**** EXTRACTED ENTRIES ****

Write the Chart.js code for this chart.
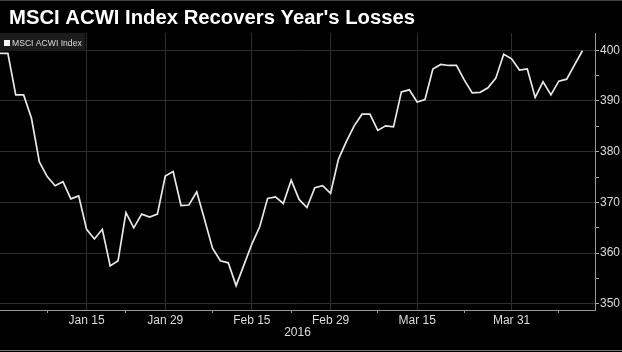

****
**** EXTRACTED ENTRIES ****

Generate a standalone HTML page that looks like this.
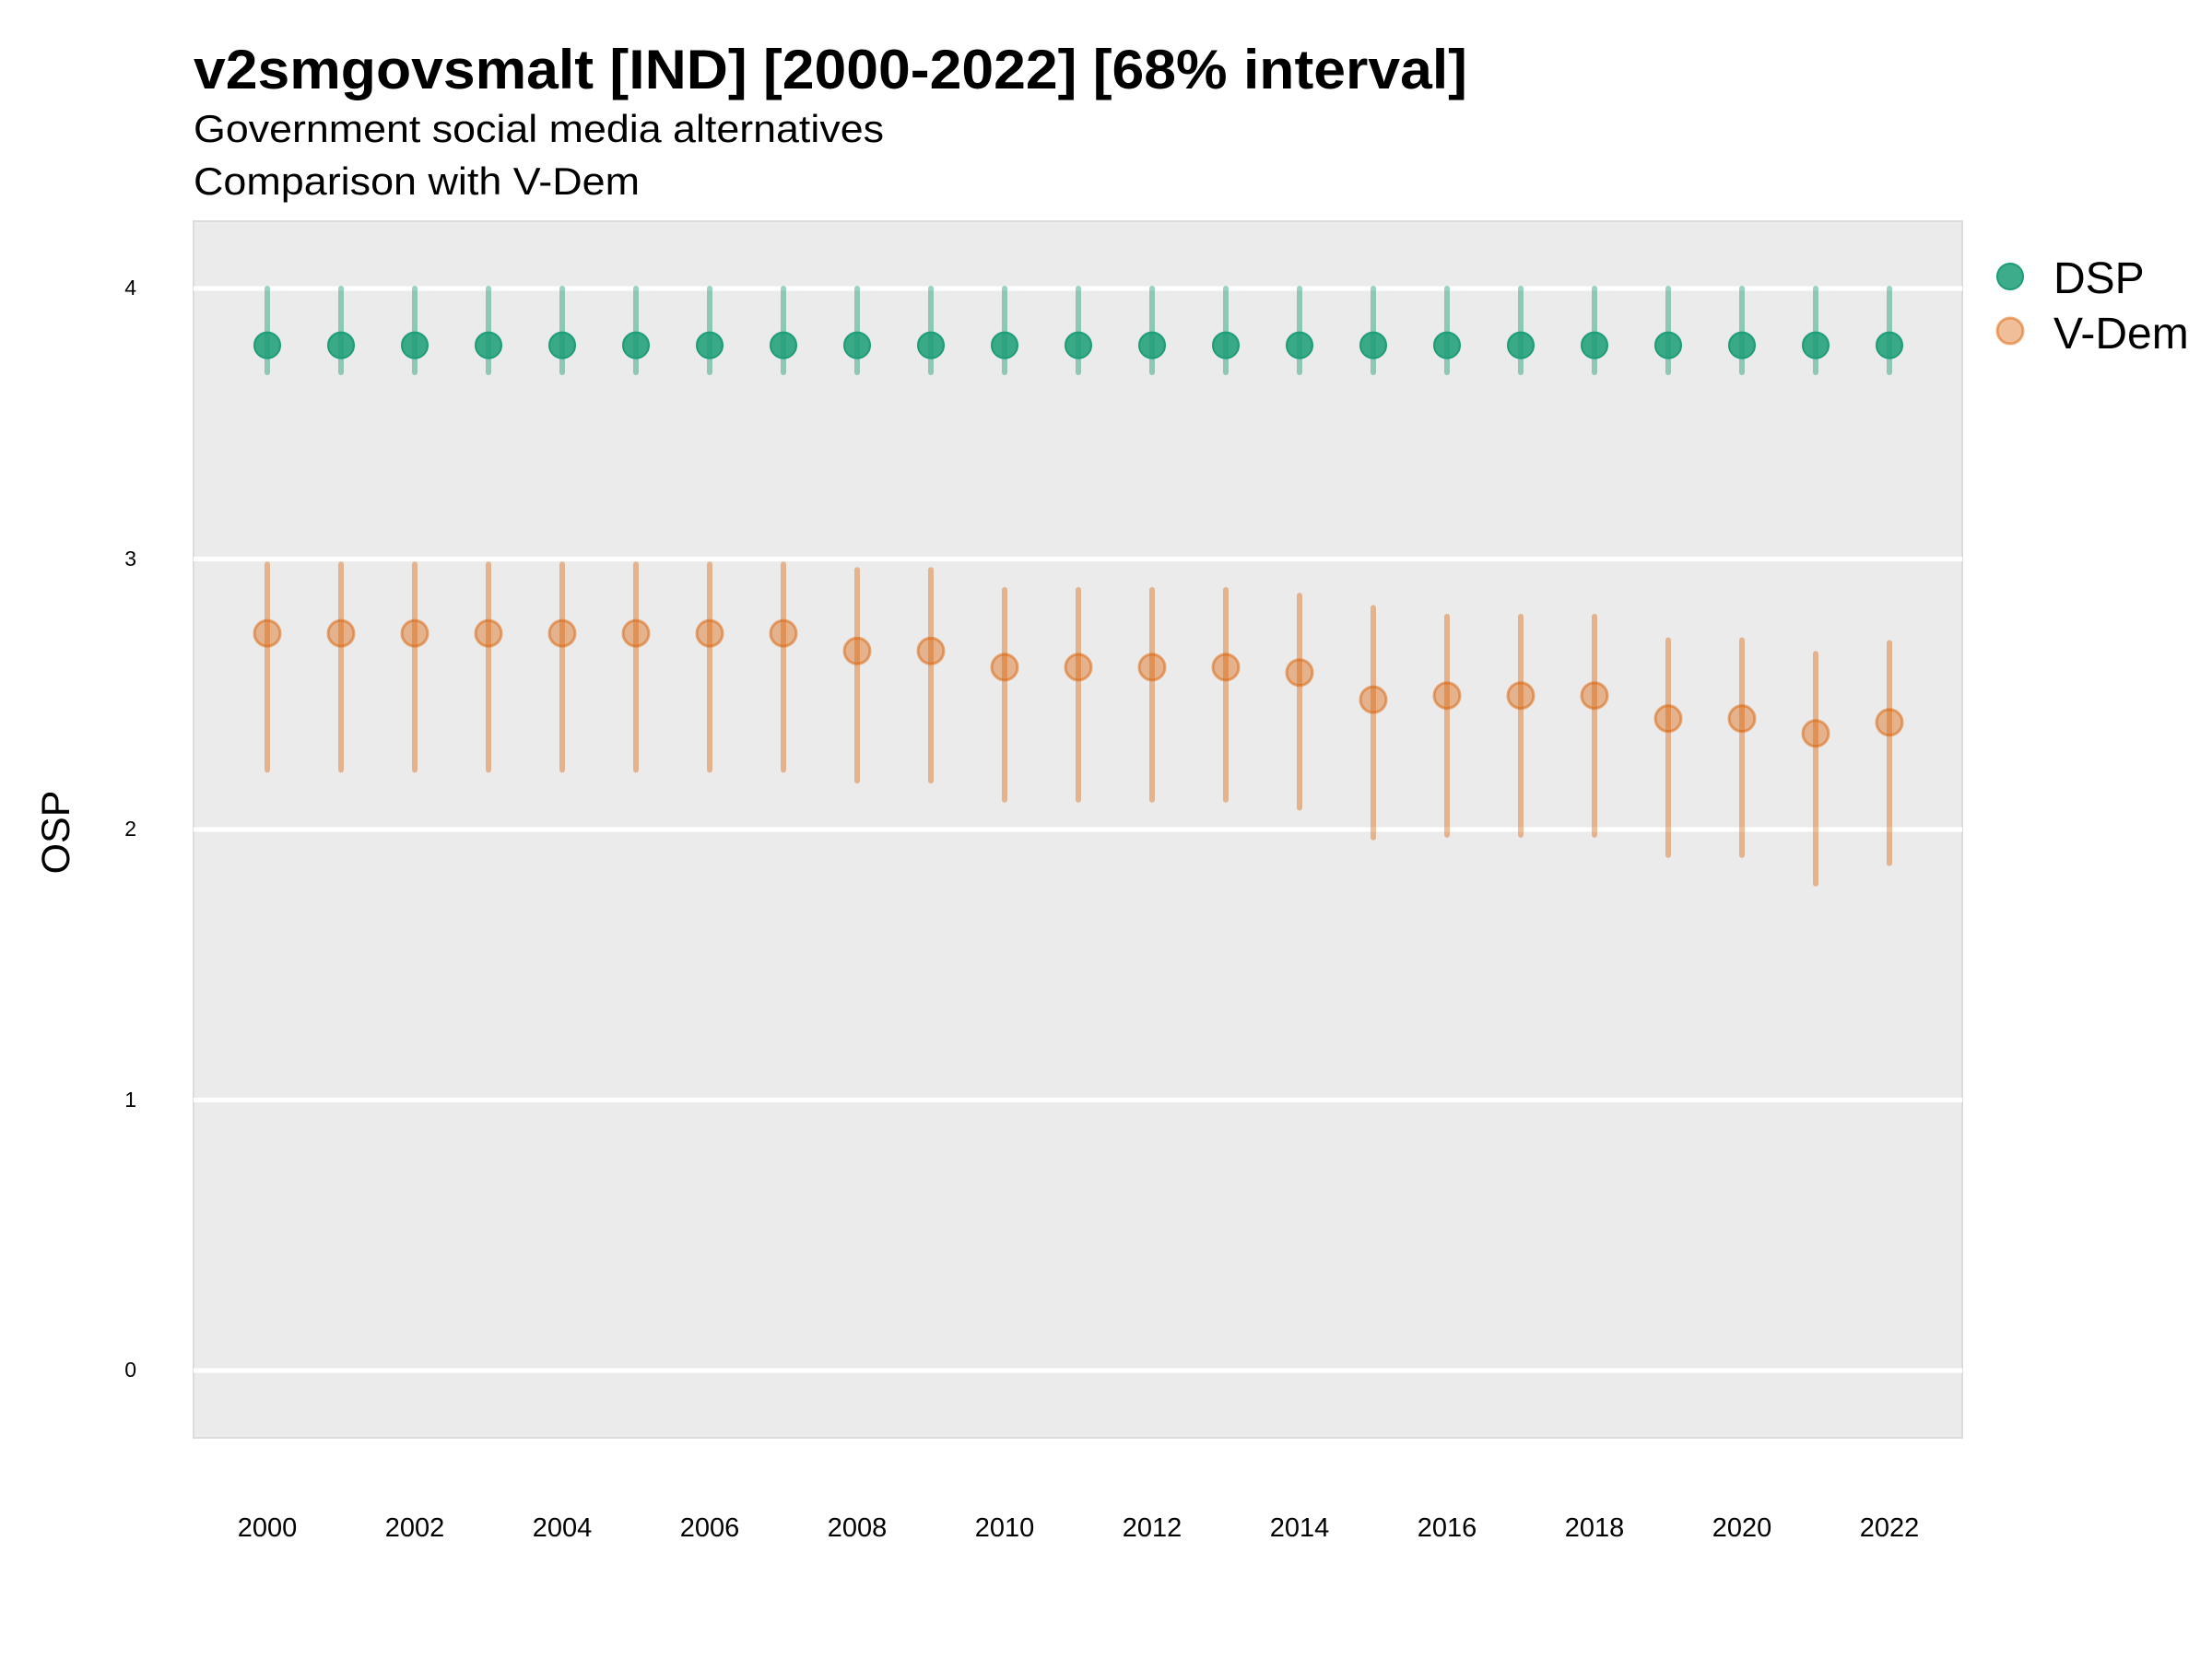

****
**** EXTRACTED ENTRIES ****

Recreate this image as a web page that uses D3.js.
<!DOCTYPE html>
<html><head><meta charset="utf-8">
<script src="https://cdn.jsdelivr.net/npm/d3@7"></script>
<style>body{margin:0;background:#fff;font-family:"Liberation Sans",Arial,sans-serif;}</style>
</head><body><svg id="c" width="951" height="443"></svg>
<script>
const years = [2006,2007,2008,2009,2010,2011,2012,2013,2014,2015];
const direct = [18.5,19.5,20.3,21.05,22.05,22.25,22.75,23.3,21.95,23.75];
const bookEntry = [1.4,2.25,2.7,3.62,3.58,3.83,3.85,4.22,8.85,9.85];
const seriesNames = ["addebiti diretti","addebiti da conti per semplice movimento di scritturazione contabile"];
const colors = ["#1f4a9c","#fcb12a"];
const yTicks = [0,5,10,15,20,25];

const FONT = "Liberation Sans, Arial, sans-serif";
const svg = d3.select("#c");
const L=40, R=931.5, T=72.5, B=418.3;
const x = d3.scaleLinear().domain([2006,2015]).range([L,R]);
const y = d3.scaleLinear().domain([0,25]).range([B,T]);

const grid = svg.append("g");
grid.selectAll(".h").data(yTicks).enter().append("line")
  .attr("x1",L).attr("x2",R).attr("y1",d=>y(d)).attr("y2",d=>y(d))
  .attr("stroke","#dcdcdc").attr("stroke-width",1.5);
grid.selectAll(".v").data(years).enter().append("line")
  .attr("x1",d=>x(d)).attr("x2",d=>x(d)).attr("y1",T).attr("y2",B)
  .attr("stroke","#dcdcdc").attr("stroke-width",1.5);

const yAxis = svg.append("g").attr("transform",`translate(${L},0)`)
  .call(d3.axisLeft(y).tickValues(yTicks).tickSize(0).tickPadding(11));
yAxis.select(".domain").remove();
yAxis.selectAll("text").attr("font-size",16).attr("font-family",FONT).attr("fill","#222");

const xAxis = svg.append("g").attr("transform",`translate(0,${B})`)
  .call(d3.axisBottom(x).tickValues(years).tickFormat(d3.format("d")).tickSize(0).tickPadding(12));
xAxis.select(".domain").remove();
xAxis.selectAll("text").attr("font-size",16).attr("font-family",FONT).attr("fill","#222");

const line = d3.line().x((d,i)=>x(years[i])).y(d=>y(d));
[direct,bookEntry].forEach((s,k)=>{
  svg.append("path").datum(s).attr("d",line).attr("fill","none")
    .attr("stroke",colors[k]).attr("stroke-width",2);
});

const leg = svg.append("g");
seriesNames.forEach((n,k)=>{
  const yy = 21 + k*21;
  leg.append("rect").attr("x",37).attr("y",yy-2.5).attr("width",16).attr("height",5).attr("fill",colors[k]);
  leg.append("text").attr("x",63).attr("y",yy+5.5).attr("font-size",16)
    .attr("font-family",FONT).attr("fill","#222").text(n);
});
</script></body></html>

****

YOUR OBJECTIVE |
Check each line of the records above for "page", and copy those that have it.

COMPLETED EXERCISE |
Generate a standalone HTML page that looks like this.
Recreate this image as a web page that uses D3.js.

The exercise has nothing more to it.